Goal: Every line from the one with "Reproduce this chart with Plotly." to the one with "cat_pos = [1, 2, 3, 4, 5, 6]", including those two, is to be copied exactly; all other lines of the entries below are left out.

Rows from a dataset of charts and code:

* Start *

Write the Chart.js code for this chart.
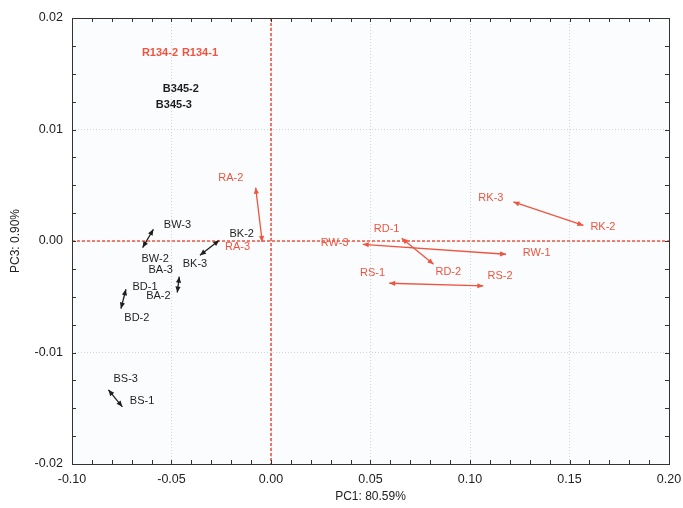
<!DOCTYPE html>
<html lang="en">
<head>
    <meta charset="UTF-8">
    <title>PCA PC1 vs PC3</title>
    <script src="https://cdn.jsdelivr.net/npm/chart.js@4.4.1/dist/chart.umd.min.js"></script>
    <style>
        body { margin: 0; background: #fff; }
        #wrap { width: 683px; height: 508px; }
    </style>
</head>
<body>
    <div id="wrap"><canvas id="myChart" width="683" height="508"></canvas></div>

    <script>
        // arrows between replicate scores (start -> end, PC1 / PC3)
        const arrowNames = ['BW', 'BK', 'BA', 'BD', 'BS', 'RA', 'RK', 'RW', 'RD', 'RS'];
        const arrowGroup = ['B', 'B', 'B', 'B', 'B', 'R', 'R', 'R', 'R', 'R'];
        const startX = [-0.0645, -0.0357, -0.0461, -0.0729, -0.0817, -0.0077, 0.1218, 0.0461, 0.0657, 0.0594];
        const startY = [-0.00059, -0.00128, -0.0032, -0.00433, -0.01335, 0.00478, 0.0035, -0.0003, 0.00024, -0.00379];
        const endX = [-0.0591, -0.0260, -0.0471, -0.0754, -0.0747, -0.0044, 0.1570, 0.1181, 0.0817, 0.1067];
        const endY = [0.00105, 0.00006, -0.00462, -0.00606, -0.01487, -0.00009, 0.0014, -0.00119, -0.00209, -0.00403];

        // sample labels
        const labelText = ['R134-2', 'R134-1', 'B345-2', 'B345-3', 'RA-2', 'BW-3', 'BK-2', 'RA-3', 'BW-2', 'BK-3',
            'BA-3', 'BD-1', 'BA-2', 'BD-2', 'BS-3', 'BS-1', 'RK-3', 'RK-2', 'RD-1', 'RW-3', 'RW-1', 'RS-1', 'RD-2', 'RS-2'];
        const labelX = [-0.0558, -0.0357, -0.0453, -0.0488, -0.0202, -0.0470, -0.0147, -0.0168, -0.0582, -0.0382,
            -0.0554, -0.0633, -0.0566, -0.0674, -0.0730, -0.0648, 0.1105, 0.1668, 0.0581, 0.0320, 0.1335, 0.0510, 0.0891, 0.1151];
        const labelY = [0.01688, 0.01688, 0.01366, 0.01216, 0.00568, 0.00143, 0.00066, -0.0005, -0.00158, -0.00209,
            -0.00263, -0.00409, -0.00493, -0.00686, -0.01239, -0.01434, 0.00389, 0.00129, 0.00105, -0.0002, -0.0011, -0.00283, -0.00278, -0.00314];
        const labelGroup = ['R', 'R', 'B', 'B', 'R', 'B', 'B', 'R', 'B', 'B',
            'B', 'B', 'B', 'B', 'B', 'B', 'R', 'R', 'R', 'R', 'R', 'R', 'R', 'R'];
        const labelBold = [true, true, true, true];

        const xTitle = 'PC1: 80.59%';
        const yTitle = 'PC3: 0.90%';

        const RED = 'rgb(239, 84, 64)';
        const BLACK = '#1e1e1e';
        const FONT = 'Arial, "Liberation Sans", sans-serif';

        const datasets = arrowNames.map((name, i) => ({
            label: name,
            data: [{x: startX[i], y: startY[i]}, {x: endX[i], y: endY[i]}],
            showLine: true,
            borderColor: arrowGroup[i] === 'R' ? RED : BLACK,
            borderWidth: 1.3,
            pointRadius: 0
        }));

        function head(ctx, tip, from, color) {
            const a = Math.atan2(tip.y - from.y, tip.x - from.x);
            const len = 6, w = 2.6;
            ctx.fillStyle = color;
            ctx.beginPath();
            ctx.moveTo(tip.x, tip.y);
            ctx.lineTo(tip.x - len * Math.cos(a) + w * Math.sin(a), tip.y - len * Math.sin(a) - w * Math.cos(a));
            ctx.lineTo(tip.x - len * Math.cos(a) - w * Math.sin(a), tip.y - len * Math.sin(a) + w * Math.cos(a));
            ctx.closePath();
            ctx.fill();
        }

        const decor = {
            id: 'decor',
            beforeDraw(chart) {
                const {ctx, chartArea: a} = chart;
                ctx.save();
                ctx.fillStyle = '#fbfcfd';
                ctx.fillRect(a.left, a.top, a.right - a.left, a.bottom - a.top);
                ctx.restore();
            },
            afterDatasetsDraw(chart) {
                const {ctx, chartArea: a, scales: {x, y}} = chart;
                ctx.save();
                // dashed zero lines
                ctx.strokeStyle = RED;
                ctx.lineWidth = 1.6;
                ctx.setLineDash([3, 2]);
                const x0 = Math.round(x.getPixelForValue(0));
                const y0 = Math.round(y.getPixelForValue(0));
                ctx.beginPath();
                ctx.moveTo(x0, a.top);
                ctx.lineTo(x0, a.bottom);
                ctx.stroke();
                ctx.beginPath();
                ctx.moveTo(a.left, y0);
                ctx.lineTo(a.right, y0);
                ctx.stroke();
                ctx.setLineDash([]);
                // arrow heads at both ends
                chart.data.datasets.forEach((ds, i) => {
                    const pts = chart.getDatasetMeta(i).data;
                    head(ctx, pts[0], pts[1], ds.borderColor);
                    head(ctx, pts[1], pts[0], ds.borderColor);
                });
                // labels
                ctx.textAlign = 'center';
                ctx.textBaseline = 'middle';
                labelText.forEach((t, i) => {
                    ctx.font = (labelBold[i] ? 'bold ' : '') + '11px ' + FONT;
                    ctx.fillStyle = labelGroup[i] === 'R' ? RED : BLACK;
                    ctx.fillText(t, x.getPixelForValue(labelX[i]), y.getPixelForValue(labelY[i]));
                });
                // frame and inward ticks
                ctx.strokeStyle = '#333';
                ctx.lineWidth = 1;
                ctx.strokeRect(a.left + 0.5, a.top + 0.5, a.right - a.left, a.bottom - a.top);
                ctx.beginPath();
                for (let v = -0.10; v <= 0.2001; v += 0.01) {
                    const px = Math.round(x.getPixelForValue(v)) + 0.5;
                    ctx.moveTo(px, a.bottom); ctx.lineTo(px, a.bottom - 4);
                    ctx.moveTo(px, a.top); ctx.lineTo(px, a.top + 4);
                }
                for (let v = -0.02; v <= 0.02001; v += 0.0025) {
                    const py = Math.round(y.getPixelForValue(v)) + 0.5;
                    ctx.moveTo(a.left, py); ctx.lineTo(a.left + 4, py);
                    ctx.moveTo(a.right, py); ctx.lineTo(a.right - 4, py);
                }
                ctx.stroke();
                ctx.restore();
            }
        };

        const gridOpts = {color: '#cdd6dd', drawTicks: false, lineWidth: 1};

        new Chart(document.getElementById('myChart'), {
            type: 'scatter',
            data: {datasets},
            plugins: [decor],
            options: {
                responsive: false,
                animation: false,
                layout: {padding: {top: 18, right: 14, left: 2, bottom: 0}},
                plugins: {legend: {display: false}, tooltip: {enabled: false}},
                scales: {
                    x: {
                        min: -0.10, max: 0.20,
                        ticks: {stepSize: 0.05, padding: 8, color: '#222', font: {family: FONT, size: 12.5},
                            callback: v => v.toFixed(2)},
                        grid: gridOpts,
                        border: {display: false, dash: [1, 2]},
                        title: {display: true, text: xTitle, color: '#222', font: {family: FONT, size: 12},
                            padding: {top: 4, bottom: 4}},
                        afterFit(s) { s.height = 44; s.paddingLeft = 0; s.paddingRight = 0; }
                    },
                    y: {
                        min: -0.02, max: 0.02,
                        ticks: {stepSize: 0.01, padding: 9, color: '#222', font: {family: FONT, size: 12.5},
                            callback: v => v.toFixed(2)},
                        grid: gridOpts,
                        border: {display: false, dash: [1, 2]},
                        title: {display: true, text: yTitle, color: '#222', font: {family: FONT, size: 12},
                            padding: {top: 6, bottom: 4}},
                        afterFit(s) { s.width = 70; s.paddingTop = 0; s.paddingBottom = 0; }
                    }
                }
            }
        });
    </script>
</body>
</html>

* End *
* Start *

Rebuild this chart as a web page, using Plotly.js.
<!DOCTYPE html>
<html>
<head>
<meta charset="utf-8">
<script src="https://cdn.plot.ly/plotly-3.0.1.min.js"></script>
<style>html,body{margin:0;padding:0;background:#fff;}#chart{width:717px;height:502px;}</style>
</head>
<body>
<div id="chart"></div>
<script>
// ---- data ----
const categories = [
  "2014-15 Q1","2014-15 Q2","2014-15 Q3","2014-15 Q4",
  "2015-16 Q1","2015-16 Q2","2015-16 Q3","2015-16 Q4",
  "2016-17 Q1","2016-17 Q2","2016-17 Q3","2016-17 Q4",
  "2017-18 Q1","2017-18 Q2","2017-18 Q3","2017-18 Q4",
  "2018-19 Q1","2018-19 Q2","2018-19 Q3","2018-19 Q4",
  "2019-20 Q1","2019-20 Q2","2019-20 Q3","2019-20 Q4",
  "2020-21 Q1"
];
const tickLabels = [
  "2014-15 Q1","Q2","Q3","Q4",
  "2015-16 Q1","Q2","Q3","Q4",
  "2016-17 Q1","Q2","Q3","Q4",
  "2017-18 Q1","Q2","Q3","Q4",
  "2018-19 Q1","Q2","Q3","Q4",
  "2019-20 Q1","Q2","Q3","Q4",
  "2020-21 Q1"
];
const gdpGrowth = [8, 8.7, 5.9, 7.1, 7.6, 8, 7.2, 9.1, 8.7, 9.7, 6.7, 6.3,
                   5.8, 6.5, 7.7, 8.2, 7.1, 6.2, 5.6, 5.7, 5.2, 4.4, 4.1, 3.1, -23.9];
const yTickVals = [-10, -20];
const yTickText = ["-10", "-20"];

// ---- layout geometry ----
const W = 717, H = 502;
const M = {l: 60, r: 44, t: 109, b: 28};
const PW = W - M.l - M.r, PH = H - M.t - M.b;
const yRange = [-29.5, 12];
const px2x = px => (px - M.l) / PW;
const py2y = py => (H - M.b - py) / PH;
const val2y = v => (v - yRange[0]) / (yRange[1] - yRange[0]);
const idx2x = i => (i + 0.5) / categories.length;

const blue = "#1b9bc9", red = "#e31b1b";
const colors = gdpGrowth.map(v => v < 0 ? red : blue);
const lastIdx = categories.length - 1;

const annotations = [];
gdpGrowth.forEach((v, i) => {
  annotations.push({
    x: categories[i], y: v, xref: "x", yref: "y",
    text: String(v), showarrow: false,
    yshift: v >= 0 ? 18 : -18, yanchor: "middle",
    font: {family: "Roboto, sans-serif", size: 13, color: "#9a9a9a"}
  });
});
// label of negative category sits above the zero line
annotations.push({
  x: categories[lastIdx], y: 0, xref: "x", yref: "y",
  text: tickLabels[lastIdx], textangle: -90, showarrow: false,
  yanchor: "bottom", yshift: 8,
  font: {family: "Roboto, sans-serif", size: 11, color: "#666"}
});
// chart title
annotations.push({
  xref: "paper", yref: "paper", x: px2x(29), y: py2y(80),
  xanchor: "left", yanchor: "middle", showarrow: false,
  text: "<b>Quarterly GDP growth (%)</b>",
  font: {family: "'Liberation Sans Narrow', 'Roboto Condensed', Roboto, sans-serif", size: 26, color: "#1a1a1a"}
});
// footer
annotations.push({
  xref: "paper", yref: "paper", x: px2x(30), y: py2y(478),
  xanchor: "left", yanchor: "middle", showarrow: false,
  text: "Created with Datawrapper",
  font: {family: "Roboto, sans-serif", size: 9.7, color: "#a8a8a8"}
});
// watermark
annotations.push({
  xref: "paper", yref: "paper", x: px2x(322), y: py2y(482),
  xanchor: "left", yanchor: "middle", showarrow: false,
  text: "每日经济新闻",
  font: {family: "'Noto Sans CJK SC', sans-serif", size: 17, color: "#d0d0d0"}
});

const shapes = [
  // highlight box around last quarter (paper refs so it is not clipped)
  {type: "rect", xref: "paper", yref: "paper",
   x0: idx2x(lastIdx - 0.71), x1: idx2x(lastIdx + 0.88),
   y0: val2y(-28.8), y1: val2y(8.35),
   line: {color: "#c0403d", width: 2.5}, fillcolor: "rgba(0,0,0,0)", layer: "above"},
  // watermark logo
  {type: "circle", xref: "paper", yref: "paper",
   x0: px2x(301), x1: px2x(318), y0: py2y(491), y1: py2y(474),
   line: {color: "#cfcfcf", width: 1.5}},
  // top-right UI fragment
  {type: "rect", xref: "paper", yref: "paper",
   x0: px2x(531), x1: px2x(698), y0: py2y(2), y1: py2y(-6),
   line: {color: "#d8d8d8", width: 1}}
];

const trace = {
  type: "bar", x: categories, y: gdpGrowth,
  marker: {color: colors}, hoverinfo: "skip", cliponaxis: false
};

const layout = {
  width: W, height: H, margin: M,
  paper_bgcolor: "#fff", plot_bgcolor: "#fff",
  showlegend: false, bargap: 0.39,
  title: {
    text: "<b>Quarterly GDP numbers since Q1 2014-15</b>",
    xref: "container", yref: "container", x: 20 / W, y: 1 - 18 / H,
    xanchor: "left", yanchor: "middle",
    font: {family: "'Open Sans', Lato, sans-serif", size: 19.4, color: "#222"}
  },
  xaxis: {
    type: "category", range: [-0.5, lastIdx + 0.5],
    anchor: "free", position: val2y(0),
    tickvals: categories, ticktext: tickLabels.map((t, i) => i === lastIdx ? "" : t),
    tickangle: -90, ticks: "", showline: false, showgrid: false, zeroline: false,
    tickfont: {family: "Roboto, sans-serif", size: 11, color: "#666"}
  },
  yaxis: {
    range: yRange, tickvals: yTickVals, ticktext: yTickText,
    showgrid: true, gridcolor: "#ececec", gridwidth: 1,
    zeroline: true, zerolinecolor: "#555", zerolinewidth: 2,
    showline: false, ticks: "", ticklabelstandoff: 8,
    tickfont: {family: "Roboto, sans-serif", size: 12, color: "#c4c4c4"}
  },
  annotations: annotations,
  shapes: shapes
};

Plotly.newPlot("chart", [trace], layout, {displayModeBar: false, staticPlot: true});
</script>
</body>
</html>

* End *
* Start *

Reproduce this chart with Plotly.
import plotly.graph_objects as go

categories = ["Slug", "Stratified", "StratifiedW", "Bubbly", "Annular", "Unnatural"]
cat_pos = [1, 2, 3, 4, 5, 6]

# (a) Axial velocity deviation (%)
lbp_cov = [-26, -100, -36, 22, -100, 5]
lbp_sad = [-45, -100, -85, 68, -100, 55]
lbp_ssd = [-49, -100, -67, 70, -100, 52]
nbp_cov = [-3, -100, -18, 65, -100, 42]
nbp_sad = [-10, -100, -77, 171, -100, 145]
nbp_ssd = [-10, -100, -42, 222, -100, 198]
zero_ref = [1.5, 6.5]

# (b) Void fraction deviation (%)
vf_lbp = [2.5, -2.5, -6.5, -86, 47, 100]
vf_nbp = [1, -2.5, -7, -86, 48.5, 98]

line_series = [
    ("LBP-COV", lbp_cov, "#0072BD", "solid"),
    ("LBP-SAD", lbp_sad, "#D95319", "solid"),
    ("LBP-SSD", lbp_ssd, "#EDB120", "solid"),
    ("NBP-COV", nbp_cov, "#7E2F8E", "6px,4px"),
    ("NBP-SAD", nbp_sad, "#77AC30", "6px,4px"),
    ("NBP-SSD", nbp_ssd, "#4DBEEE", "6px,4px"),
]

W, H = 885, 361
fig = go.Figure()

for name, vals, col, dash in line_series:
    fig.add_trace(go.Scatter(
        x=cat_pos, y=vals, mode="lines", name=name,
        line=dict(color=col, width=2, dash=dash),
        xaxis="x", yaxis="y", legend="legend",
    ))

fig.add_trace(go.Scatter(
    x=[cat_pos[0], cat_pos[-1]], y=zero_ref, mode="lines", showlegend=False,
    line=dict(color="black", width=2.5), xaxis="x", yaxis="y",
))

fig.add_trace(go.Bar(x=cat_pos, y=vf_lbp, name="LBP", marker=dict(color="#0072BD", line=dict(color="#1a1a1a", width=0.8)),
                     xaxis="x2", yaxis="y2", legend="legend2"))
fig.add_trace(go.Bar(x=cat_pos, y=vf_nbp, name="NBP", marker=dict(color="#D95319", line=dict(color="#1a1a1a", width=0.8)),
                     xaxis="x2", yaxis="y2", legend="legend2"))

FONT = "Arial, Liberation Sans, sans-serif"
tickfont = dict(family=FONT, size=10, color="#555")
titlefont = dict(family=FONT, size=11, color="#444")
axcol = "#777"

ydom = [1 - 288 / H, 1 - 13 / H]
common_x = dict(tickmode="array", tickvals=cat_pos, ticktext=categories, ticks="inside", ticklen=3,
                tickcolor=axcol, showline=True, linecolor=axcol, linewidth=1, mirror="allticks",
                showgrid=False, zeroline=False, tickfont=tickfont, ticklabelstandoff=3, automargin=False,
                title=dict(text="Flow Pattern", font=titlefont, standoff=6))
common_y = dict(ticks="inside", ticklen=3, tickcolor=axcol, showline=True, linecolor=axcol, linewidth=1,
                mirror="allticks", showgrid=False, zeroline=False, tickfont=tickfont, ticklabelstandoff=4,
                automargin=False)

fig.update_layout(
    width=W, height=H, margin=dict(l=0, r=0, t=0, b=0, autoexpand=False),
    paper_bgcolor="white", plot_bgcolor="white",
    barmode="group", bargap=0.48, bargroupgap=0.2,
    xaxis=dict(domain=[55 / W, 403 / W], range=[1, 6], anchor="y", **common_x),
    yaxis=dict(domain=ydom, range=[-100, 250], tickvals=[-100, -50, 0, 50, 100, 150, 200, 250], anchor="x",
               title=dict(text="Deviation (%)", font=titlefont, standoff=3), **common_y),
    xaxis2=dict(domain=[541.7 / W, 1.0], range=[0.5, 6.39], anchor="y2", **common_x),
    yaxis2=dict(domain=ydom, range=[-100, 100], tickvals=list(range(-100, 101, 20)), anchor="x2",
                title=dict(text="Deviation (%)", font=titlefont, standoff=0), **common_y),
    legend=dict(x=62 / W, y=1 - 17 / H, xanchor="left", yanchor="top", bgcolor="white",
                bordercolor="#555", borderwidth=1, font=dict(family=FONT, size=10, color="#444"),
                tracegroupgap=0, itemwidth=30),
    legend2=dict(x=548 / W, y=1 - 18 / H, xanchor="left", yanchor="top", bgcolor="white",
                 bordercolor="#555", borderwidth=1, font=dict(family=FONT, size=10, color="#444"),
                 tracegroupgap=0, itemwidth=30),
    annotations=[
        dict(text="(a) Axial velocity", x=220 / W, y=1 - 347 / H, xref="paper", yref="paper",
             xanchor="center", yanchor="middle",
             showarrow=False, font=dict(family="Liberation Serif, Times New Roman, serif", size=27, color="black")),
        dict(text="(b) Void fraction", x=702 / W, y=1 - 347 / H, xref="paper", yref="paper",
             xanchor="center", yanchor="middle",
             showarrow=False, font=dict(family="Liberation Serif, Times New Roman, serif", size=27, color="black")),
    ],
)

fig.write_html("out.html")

* End *

Solution to this task:
Reproduce this chart with Plotly.
import plotly.graph_objects as go

categories = ["Slug", "Stratified", "StratifiedW", "Bubbly", "Annular", "Unnatural"]
cat_pos = [1, 2, 3, 4, 5, 6]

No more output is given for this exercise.